On 11/11/2017 8:17 AM, Sujay Bawaskar wrote:
Thanks Shawn. Its good to know that OpenSearcher is not causing any
issue.
We are good with 15 minutes of softCommit interval . We are using
stand alone solr instance and not solr cloud. There are 100 cores on
this machine but index ingestion was going on for single core. Total
size of index is 100GB out of which this one with 10GB data is largest
one.
Standalone solr machine is hosted on dedicated instances with 4 CPU
cores and 120 GB Memory. Solr JVM is configured with xms=40G and
xmx=80G. In this case partial update is being performed by 200 solr
clients simultaneously.
Looks like I managed to send my previous reply direct instead of to the
list. I'm sending this one to the list.
Why is your heap 80GB? That's *huge*. With 80GB of the 120GB total
used by one Java process, you've got about 40GB left to cache the index
-- assuming that this one Solr instance is the only significant program
running on the server. 40GB to cache a 100GB index might be enough for
good performance, or it might not be enough. There are no easy formulas
for figuring that out.A heap that size is also likely to experience some
occasional stop-the-world GC pauses that could take a VERY long time.
My dev Solr server (6.6.2-SNAPSHOT) has all of the indexes on it that
use several servers in production. That's over 700GB of index data.
This server runs with a 28GB heap, and the only reason it's *that* high
is because I had to increase the heap in order to successfully run some
data-mining grouping and facet queries. Normally it works just fine
with about a 13GB heap.
200 simultaneous indexing requests seems excessive to me, especially
when the Solr server only has 4 CPUs. Indexing several requests at the
same time is the best way to achieve fast indexing, but if you have too
many, it's could actually get *worse* than indexing with only one
thread/process.
Thanks,
Shawn
--------------------
For completeness, below is the full text of the thread where I replied
before:
On Fri, Nov 10, 2017 at 8:59 PM, Shawn Heisey <apa...@elyograg.org
<mailto:apa...@elyograg.org>>wrote:
On 11/9/2017 10:25 PM, Sujay Bawaskar wrote:
> We are getting below log without invoking commit operation after
every
> partial update call. We have configured soft commit and commit
time as
> below. With below configuration we are able to perform 800
partial updates
> per minutes which I think is very slow. Our Index size is 10GB
for this
> particular core.
> Is there any configuration we are missing here?
>
> Log:
> 2017-11-10 05:13:33.730 INFO (qtp225493257-38746) [ x:collection]

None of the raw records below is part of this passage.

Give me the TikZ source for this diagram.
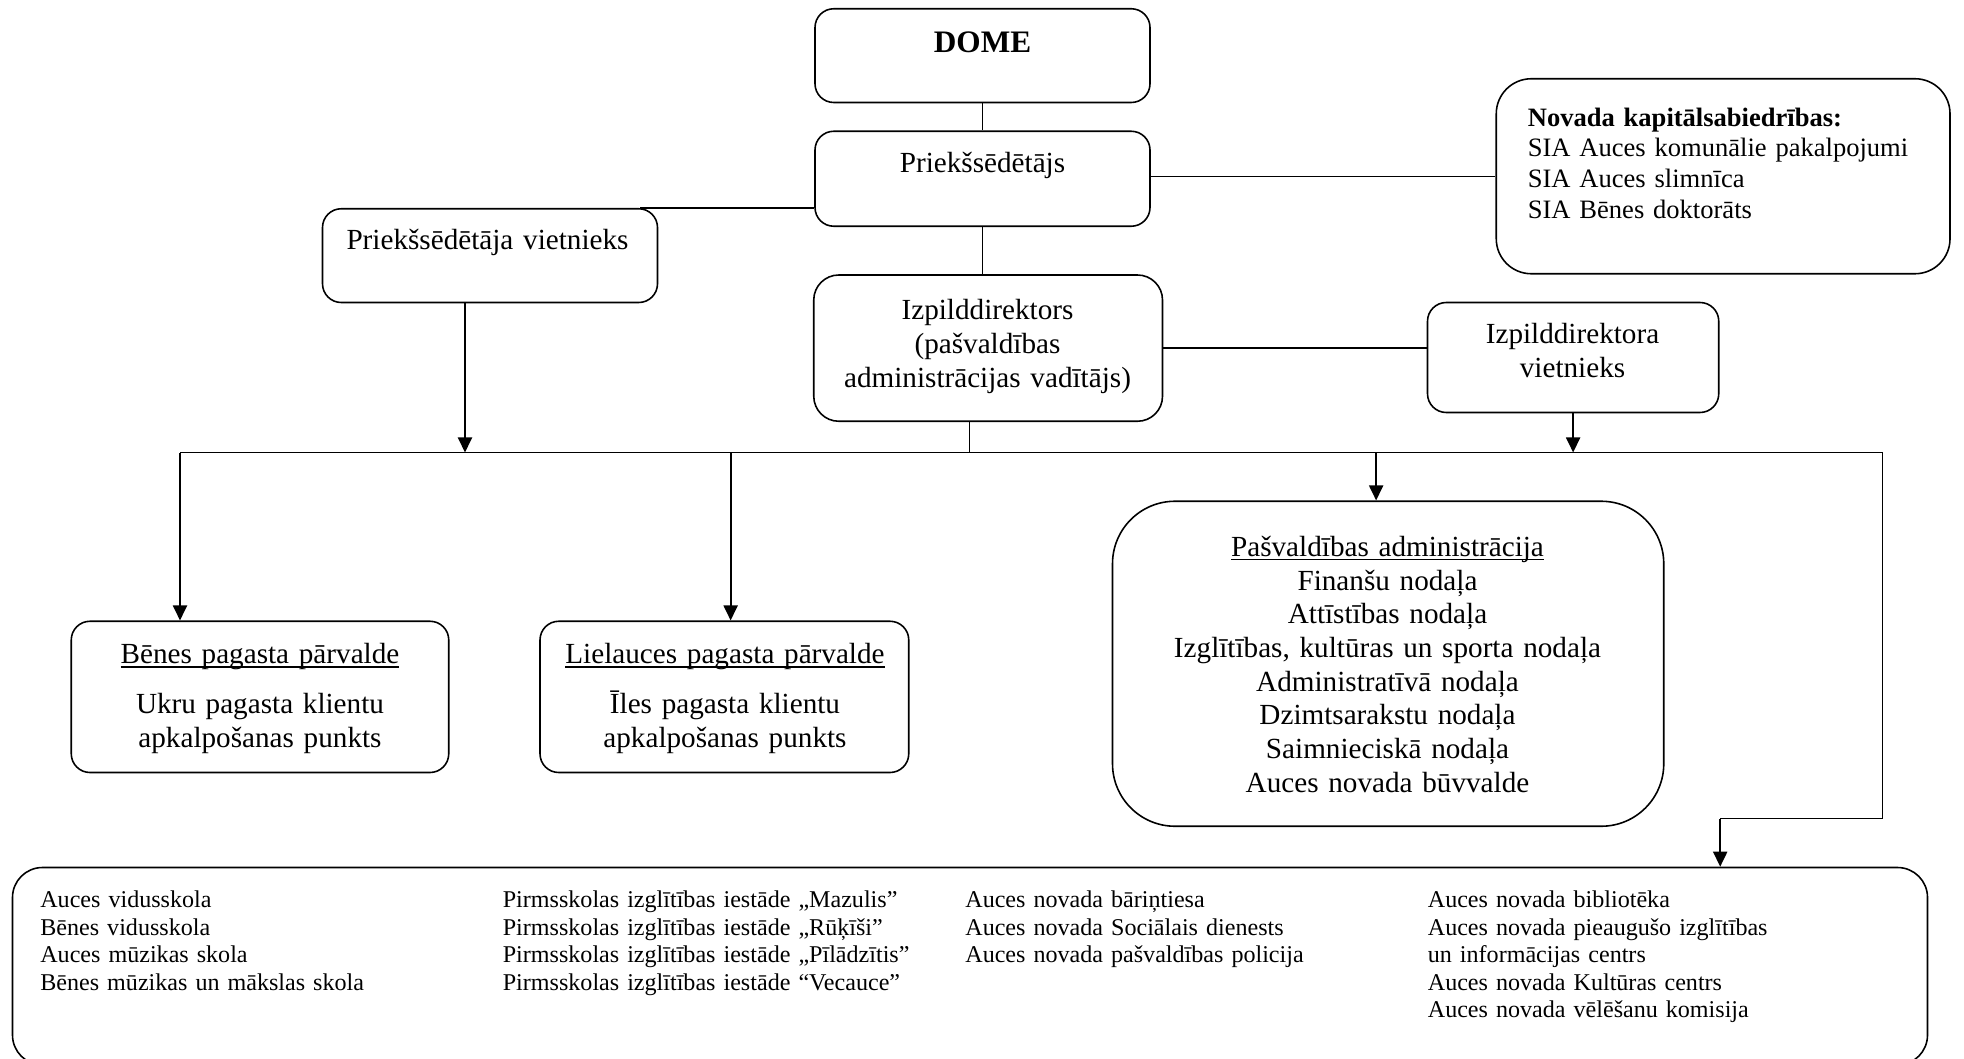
\documentclass[tikz,border=0pt]{standalone}
\usepackage{fontspec}
\setmainfont{Liberation Serif}
\usetikzlibrary{arrows.meta,fit}
\newcommand\undl[1]{\setbox0\hbox{#1}\rlap{\rule[-2.2pt]{\wd0}{0.8pt}}\box0}

\begin{document}
\begin{tikzpicture}[x=0.025cm,y=-0.025cm,
    >={Triangle[length=0.3cm,width=0.28cm]},
    box/.style={draw, line width=0.9pt, rounded corners=0.375cm, inner sep=0pt},
    txt/.style={inner sep=0pt, align=center, text width=10cm, anchor=base, font=\fontsize{16.6}{19.2}\selectfont},
    small/.style={inner sep=0pt, align=left, text width=9cm, anchor=base west, font=\fontsize{13.7}{15.65}\selectfont},
    line/.style={line width=0.8pt},
    arr/.style={line width=1.1pt, ->}]

    \clip (0,0) rectangle (1571.2,847.2);

    \node[box, fit={(652,7) (920,82)}] (dome) {};
    \node[box, fit={(652,105) (920,181)}] (pr) {};
    \node[box, fit={(258,167) (526,242)}] (vt) {};
    \node[box, rounded corners=0.7cm, fit={(1197,63) (1560,219)}] (kap) {};
    \node[box, rounded corners=0.5cm, fit={(651,220) (930,337)}] (iz) {};
    \node[box, fit={(1142,242) (1375,330)}] (izv) {};
    \node[box, fit={(57,497) (359,618)}] (ben) {};
    \node[box, fit={(432,497) (727,618)}] (lie) {};
    \node[box, rounded corners=1.25cm, fit={(890,401) (1331,661)}] (adm) {};
    \node[box, rounded corners=0.6cm, fit={(10,694) (1542,852)}] (iest) {};

    \node[txt, font=\fontsize{17.8}{21}\selectfont\bfseries] (dome-t) at (786,42) {DOME};
    \node[txt] (pr-t) at (786,138) {Priekšsēdētājs};
    \node[txt] (vt-t) at (390,200) {Priekšsēdētāja vietnieks};
    \node[txt] (iz-t) at (790,256) {Izpilddirektors\\(pašvaldības\\administrācijas vadītājs)};
    \node[txt] (izv-t) at (1258,275) {Izpilddirektora\\vietnieks};
    \node[txt, align=left, anchor=base west, text width=9cm, font=\fontsize{15.1}{17.4}\selectfont] (kap-t) at (1222,101)
        {\textbf{Novada kapitālsabiedrības:}\\SIA Auces komunālie pakalpojumi\\SIA Auces slimnīca\\SIA Bēnes doktorāts};
    \node[txt] (ben-t) at (208,531) {\undl{Bēnes pagasta pārvalde}\\[9pt]Ukru pagasta klientu\\apkalpošanas punkts};
    \node[txt] (lie-t) at (580,531) {\undl{Lielauces pagasta pārvalde}\\[9pt]Īles pagasta klientu\\apkalpošanas punkts};
    \node[txt] (adm-t) at (1110,445) {\undl{Pašvaldības administrācija}\\Finanšu nodaļa\\Attīstības nodaļa\\Izglītības, kultūras un sporta nodaļa\\Administratīvā nodaļa\\Dzimtsarakstu nodaļa\\Saimnieciskā nodaļa\\Auces novada būvvalde};

    \node[small] (c1) at (32,726) {Auces vidusskola\\Bēnes vidusskola\\Auces mūzikas skola\\Bēnes mūzikas un mākslas skola};
    \node[small] (c2) at (402,726) {Pirmsskolas izglītības iestāde „Mazulis”\\Pirmsskolas izglītības iestāde „Rūķīši”\\Pirmsskolas izglītības iestāde „Pīlādzītis”\\Pirmsskolas izglītības iestāde “Vecauce”};
    \node[small] (c3) at (772,726) {Auces novada bāriņtiesa\\Auces novada Sociālais dienests\\Auces novada pašvaldības policija};
    \node[small] (c4) at (1142,726) {Auces novada bibliotēka\\Auces novada pieaugušo izglītības\\un informācijas centrs\\Auces novada Kultūras centrs\\Auces novada vēlēšanu komisija};

    \coordinate (bus-l) at (144,362);
    \coordinate (bus-r) at (1506,362);
    \coordinate (elb) at (1506,655);
    \coordinate (vt-o) at ([xshift=-0.5cm]vt.south);
    \coordinate (vt-e) at ([xshift=-0.375cm]vt.north east);
    \coordinate (iz-o) at ([xshift=-0.375cm]iz.south);
    \coordinate (lie-i) at ([xshift=0.125cm]lie.north);
    \coordinate (adm-i) at ([xshift=-0.24cm]adm.north);
    \coordinate (iest-i) at ([xshift=15cm]iest.north);

    \draw[line] (dome.south) -- (pr.north);
    \draw[line] (pr.west |- vt.north) -- (vt-e);
    \draw[line] (pr.east |- kap.west) -- (kap.west);
    \draw[line] (pr.south) -- (pr.south |- iz.north);
    \draw[line] (iz.east) -- (iz.east -| izv.west);
    \draw[arr] (vt-o) -- (vt-o |- bus-l);
    \draw[line] (iz-o) -- (iz-o |- bus-l);
    \draw[arr] (izv.south) -- (izv.south |- bus-l);
    \draw[line] (bus-l) -- (bus-r);
    \draw[line] (bus-r) -- (elb) -- (elb -| iest-i);
    \draw[arr] (elb -| iest-i) -- (iest-i);
    \draw[arr] (bus-l) -- (bus-l |- ben.north);
    \draw[arr] (lie-i |- bus-l) -- (lie-i);
    \draw[arr] (adm-i |- bus-l) -- (adm-i);
\end{tikzpicture}
\end{document}
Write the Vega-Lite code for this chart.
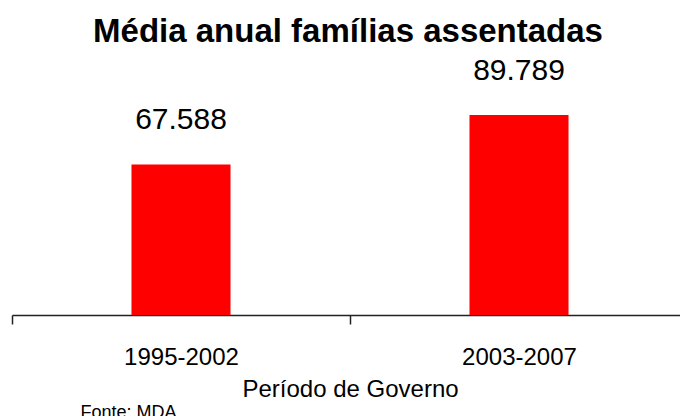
{
  "$schema": "https://vega.github.io/schema/vega-lite/v6.json",
  "autosize": "none",
  "width": 676,
  "height": 255,
  "padding": {"left": 12, "top": 60, "right": 0, "bottom": 101},
  "background": "white",
  "config": {
    "font": "Liberation Sans",
    "view": {"stroke": null},
    "locale": {
      "number": {"decimal": ",", "thousands": ".", "grouping": [3], "currency": ["R$ ", ""]}
    }
  },
  "title": {
    "text": "Média anual famílias assentadas",
    "fontSize": 33,
    "fontWeight": "bold",
    "color": "black",
    "anchor": "middle",
    "frame": "group",
    "baseline": "alphabetic",
    "offset": 18,
    "dy": 37,
    "dx": -2
  },
  "data": {
    "values": [
      {"periodo": "1995-2002", "familias": 67588},
      {"periodo": "2003-2007", "familias": 89789}
    ]
  },
  "encoding": {
    "x": {
      "field": "periodo",
      "type": "nominal",
      "sort": null,
      "scale": {"paddingInner": 0, "paddingOuter": 0},
      "axis": {
        "title": "Período de Governo",
        "titleFontSize": 24,
        "titleFontWeight": "normal",
        "titleColor": "black",
        "titleBaseline": "alphabetic",
        "titlePadding": 27,
        "labelAngle": 0,
        "labelFontSize": 24,
        "labelColor": "black",
        "labelBaseline": "alphabetic",
        "labelPadding": 40,
        "tickBand": "extent",
        "tickSize": 9,
        "tickColor": "#222222",
        "tickWidth": 1.5,
        "domainColor": "#222222",
        "domainWidth": 1.5,
        "grid": false
      }
    },
    "y": {
      "field": "familias",
      "type": "quantitative",
      "scale": {"domain": [0, 114500]},
      "axis": {
        "title": "Fonte: MDA",
        "titleAngle": 0,
        "titleFontSize": 18,
        "titleFontWeight": "normal",
        "titleColor": "black",
        "titleAlign": "left",
        "titleBaseline": "alphabetic",
        "titleX": 68,
        "titleY": 357,
        "labels": false,
        "ticks": false,
        "domain": false,
        "grid": false
      }
    }
  },
  "layer": [
    {
      "mark": {"type": "bar", "color": "#FF0000", "width": {"band": 0.293}}
    },
    {
      "mark": {
        "type": "text",
        "fontSize": 30,
        "color": "black",
        "baseline": "alphabetic",
        "align": "center",
        "dy": -35
      },
      "encoding": {
        "text": {"field": "familias", "type": "quantitative", "format": ","}
      }
    }
  ]
}
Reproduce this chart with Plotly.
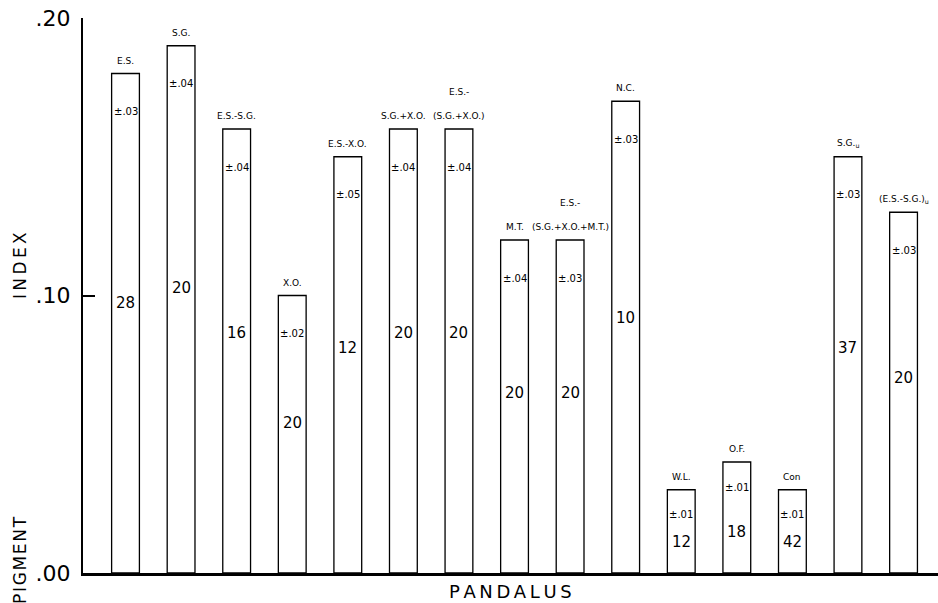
import plotly.graph_objects as go

# ---- data ----
labels_main = ["E.S.", "S.G.", "E.S.-S.G.", "X.O.", "E.S.-X.O.", "S.G.+X.O.",
               "(S.G.+X.O.)", "M.T.", "(S.G.+X.O.+M.T.)", "N.C.", "W.L.", "O.F.",
               "Con", "S.G.<sub>u</sub>", "(E.S.-S.G.)<sub>u</sub>"]
labels_upper = ["", "", "", "", "", "", "E.S.-", "", "E.S.-", "", "", "", "", "", ""]
index_values = [0.18, 0.19, 0.16, 0.10, 0.15, 0.16, 0.16, 0.12, 0.12, 0.17,
                0.03, 0.04, 0.03, 0.15, 0.13]
errors = ["±.03", "±.04", "±.04", "±.02", "±.05", "±.04", "±.04", "±.04", "±.03",
          "±.03", "±.01", "±.01", "±.01", "±.03", "±.03"]
n_values = ["28", "20", "16", "20", "12", "20", "20", "20", "20", "10",
            "12", "18", "42", "37", "20"]
y_ticks = [0.0, 0.10, 0.20]
y_tick_text = [".00", ".10", ".20"]

FONT = "DejaVu Sans"
xs = list(range(len(index_values)))

fig = go.Figure()
fig.add_trace(go.Bar(
    x=xs, y=index_values, width=0.5,
    marker=dict(color="white", line=dict(color="black", width=1.3)),
    hoverinfo="skip", showlegend=False,
))

ann = []
for x, v, lab, up, err, n in zip(xs, index_values, labels_main, labels_upper,
                                  errors, n_values):
    tall = v >= 0.1
    ann.append(dict(x=x, y=v, xref="x", yref="y", text=lab, showarrow=False,
                    yanchor="middle", yshift=13,
                    font=dict(family=FONT, size=9, color="black")))
    if up:
        ann.append(dict(x=x, y=v, xref="x", yref="y", text=up, showarrow=False,
                        yanchor="middle", yshift=37,
                        font=dict(family=FONT, size=9, color="black")))
    ann.append(dict(x=x, y=v, xref="x", yref="y", text=err, showarrow=False,
                    yanchor="middle", yshift=-38 if tall else -25,
                    font=dict(family=FONT, size=10, color="black")))
    ann.append(dict(x=x, y=v * (0.54 if tall else 0.37), xref="x", yref="y",
                    text=n, showarrow=False, yanchor="middle",
                    font=dict(family=FONT, size=15, color="black")))

# axis titles
ann.append(dict(x=0.5, y=0, xref="paper", yref="paper", showarrow=False,
                text="P\u2009A\u2009N\u2009D\u2009A\u2009L\u2009U\u2009S",
                yanchor="middle", yshift=-18,
                font=dict(family=FONT, size=18, color="black")))
ann.append(dict(x=0, y=0.0234, xref="paper", yref="paper", showarrow=False,
                text="P\u200aI\u200aG\u200aM\u200aE\u200aN\u200aT", textangle=-90,
                xanchor="center", yanchor="middle", xshift=-63,
                font=dict(family=FONT, size=17, color="black")))
ann.append(dict(x=0, y=0.553, xref="paper", yref="paper", showarrow=False,
                text="I\u2009N\u2009D\u2009E\u2009X", textangle=-90,
                xanchor="center", yanchor="middle", xshift=-63,
                font=dict(family=FONT, size=17, color="black")))

fig.update_layout(
    width=938, height=603,
    margin=dict(l=83, r=0, t=18, b=30),
    paper_bgcolor="white", plot_bgcolor="white",
    annotations=ann,
    bargap=0.5,
    xaxis=dict(range=[-0.765, 14.62], showline=True, linecolor="black",
               linewidth=2.5, showticklabels=False, ticks="", showgrid=False,
               zeroline=False, fixedrange=True),
    yaxis=dict(range=[0, 0.2], showline=True, linecolor="black", linewidth=2,
               tickvals=y_ticks, ticktext=y_tick_text, ticks="inside",
               ticklen=12, tickwidth=1.5, tickcolor="black",
               ticklabelstandoff=6,
               tickfont=dict(family=FONT, size=22, color="black"),
               showgrid=False, zeroline=False, fixedrange=True),
)

fig.write_html("out.html")
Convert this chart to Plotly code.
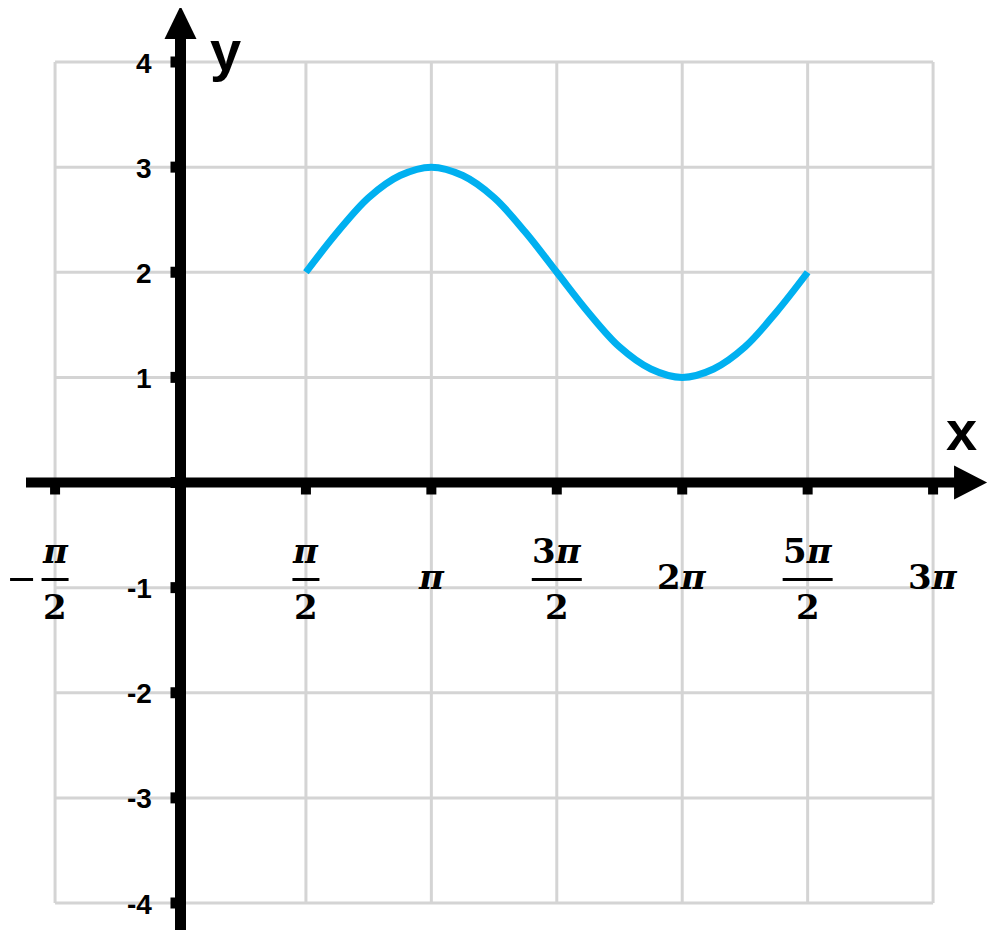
import numpy as np
import plotly.graph_objects as go

# ---------------- data ----------------
x_tick_units = [-1, 0, 1, 2, 3, 4, 5, 6]          # multiples of pi/2
x_tick_labels = ["-π/2", "", "π/2", "π", "3π/2", "2π", "5π/2", "3π"]
y_ticks = [-4, -3, -2, -1, 0, 1, 2, 3, 4]
y_tick_labels = ["-4", "-3", "-2", "-1", "", "1", "2", "3", "4"]

curve_x_units = [4, 5, 6, 7, 8, 9, 10, 11, 12, 13, 14, 15, 16, 17, 18, 19, 20]   # multiples of pi/8
curve_y = [2.00, 2.38, 2.71, 2.92, 3.00, 2.92, 2.71, 2.38, 2.00,
           1.62, 1.29, 1.08, 1.00, 1.08, 1.29, 1.62, 2.00]

# ---------------- geometry ----------------
OFF = 8                      # default page body margin
W, H = 1000 - 2 * OFF, 946 - 2 * OFF
XPX = 125.43 / (np.pi / 2)   # pixels per radian
YPX = 105.125                # pixels per unit
X0PX, Y0PX = 180.5 - OFF, 482.5 - OFF    # pixel position of origin inside figure

def dx(p):  # pixel offset -> data x
    return p / XPX

def dy(p):  # pixel offset (up positive) -> data y
    return p / YPX

x_ticks = [k * np.pi / 2 for k in x_tick_units]
curve_x = [k * np.pi / 8 for k in curve_x_units]
xmin, xmax = x_ticks[0], x_ticks[-1]
ymin, ymax = y_ticks[0], y_ticks[-1]

fig = go.Figure()
fig.add_trace(go.Scatter(x=curve_x, y=curve_y, mode="lines",
                         line=dict(color="#00B0F0", width=7, shape="spline"),
                         hoverinfo="skip", showlegend=False))

shapes = []
GRID = "#d4d4d4"
for xv in x_ticks:
    shapes.append(dict(type="line", x0=xv, x1=xv, y0=ymin, y1=ymax,
                       line=dict(color=GRID, width=3), layer="below"))
for yv in y_ticks:
    shapes.append(dict(type="line", x0=xmin, x1=xmax, y0=yv, y1=yv,
                       line=dict(color=GRID, width=3), layer="below"))

# axes
shapes.append(dict(type="line", x0=dx(26 - 180.5), x1=xmax + dx(24), y0=0, y1=0,
                   line=dict(color="black", width=10), layer="above"))
shapes.append(dict(type="line", x0=0, x1=0, y0=ymin - dy(27), y1=ymax + dy(26),
                   line=dict(color="black", width=11), layer="above"))
# arrow heads
tx = xmax + dx(54); bx = xmax + dx(21)
shapes.append(dict(type="path",
                   path=f"M {bx},{dy(17)} L {tx},0 L {bx},{-dy(17)} Z",
                   fillcolor="black", line=dict(color="black", width=0), layer="above"))
ty = ymax + dy(56); by = ymax + dy(23)
shapes.append(dict(type="path",
                   path=f"M {-dx(16)},{by} L 0,{ty} L {dx(16)},{by} Z",
                   fillcolor="black", line=dict(color="black", width=0), layer="above"))
# tick marks
for xv in x_ticks:
    shapes.append(dict(type="rect", x0=xv - dx(5), x1=xv + dx(5), y0=0, y1=-dy(12),
                       fillcolor="black", line=dict(width=0), layer="above"))
for yv in y_ticks:
    shapes.append(dict(type="rect", x0=-dx(10), x1=0, y0=yv - dy(5.5), y1=yv + dy(5.5),
                       fillcolor="black", line=dict(width=0), layer="above"))

annotations = []
YFONT = dict(family="Liberation Sans", size=28, color="black")
for yv, lab in zip(y_ticks, y_tick_labels):
    if lab:
        annotations.append(dict(x=0, y=yv, text=f"<b>{lab}</b>", showarrow=False,
                                xanchor="right", yanchor="middle", xshift=-27, yshift=-1,
                                font=YFONT))

XFONT = dict(family="DejaVu Serif", size=34, color="black")

def fmt(s):
    return "<b>" + s.replace("π", "<i>π</i>") + "</b>"

for xv, lab in zip(x_ticks, x_tick_labels):
    if not lab:
        continue
    neg = lab.startswith("-")
    body = lab[1:] if neg else lab
    if "/" in body:
        num, den = body.split("/")
        annotations.append(dict(x=xv, y=0, text=fmt(num), showarrow=False,
                                xanchor="center", yanchor="middle", yshift=-68, font=XFONT))
        annotations.append(dict(x=xv, y=0, text=fmt(den), showarrow=False,
                                xanchor="center", yanchor="middle", yshift=-124, font=XFONT))
        half = 13.5 if len(num) == 1 else 25
        shapes.append(dict(type="line", x0=xv - dx(half), x1=xv + dx(half),
                           y0=-dy(97), y1=-dy(97), line=dict(color="black", width=3)))
        if neg:
            shapes.append(dict(type="line", x0=xv - dx(45), x1=xv - dx(22),
                               y0=-dy(97), y1=-dy(97), line=dict(color="black", width=3)))
    else:
        annotations.append(dict(x=xv, y=0, text=fmt(body), showarrow=False,
                                xanchor="center", yanchor="middle", yshift=-94, font=XFONT))

LFONT = dict(family="Liberation Sans", size=56, color="black")
annotations.append(dict(x=xmax + dx(28), y=0, text="<b>x</b>", showarrow=False,
                        xanchor="center", yanchor="middle", yshift=52, font=LFONT))
annotations.append(dict(x=dx(45), y=ymax, text="<b>y</b>", showarrow=False,
                        xanchor="center", yanchor="middle", yshift=12, font=LFONT))

fig.update_layout(
    width=W, height=H,
    margin=dict(l=0, r=0, t=0, b=0, pad=0),
    paper_bgcolor="white", plot_bgcolor="white",
    xaxis=dict(visible=False, range=[-X0PX / XPX, (W - X0PX) / XPX], fixedrange=True),
    yaxis=dict(visible=False, range=[-(H - Y0PX) / YPX, Y0PX / YPX], fixedrange=True),
    shapes=shapes, annotations=annotations, showlegend=False,
)

fig.write_html("out.html", config={"displayModeBar": False})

> o.a.s.s.SolrIndexSearcher Opening [Searcher@7010b1c6[collection]
realtime]
This is a *realtime* searcher, for the realtime get handler.
These will
be recreated frequently as you index. Opening realtime searchers
should
be extremely fast and not really affect the system much, and this
happens without any configuration or user action.
The realtime get handler, which is typically accessed as /get, can
retrieve documents that haven't been made accessible to the normal
index
searcher. If this feature were likely to cause performance
problems, it
would not be turned on by default.
https://lucene.apache.org/solr/guide/6_6/realtime-get.html
<https://lucene.apache.org/solr/guide/6_6/realtime-get.html>
Are you seeing any other frequent logs about opening searchers that
aren't realtime?
> Commit configuration:
> solr.autoCommit.maxTime:1800000
> solr.autoSoftCommit.maxTime:900000
I applaud your restraint here. We frequently see users that want
these
things to happen on intervals measured in seconds, not minutes --
often
as low as *one* second. That said, I think I would actually decrease
the autoCommit time to 60000, and make sure openSearcher is false. I
would probably decrease the autoSoftCommit time to 120000 or 300000.
Why would I recommend much shorter intervals than you have
configured?
For autoCommit, it comes down to the mantra on the blog post that
Erick
gave you: "Hard commits are about durability." Half an hour between
hard commits doesn't address durability concerns very well, and a hard
commit that does NOT open a new searcher is very quick. For
autoSoftCommit, my recommendation is just because fifteen minutes is a
VERY long interval for that, and you really don't need to wait that
long. Unless your settings are pathological and cause commits to take
an unreasonable amount of time, doing them once every two minutes
won't
cause problems.
Those recommendations aren't set in stone. If you have hard evidence
that you need different values, feel free, but I do think the
intervals
should be drastically reduced.
As for why your indexing is slow ... it is very unlikely to be related
to the log message you quoted, or your automatic commit settings.
With
the information provided, I can't give you ANY recommendations --
a lot
more information will be required.
The entire solrconfig.xml would be useful. You'll need to use a paste
website or a file sharing site, attachments are typically stripped by
the mailing list. And here's some information that cannot be obtained
from solrconfig.xml that will be helpful: Are you running in cloud
mode? If so, are your indexes sharded? How much total memory is
in the
machine? Is there one Solr instance on the machine, or multiple? Is
there other significant software on the machine, like a webserver or a
database server? How much heap space does each Solr instance have?
What is the total amount of data being handled by all Solr
instances on
the machine? I'm looking for both a document count and disk
space. You
mentioned that your index is 10GB, but that doesn't say whether that's
the only index on the machine.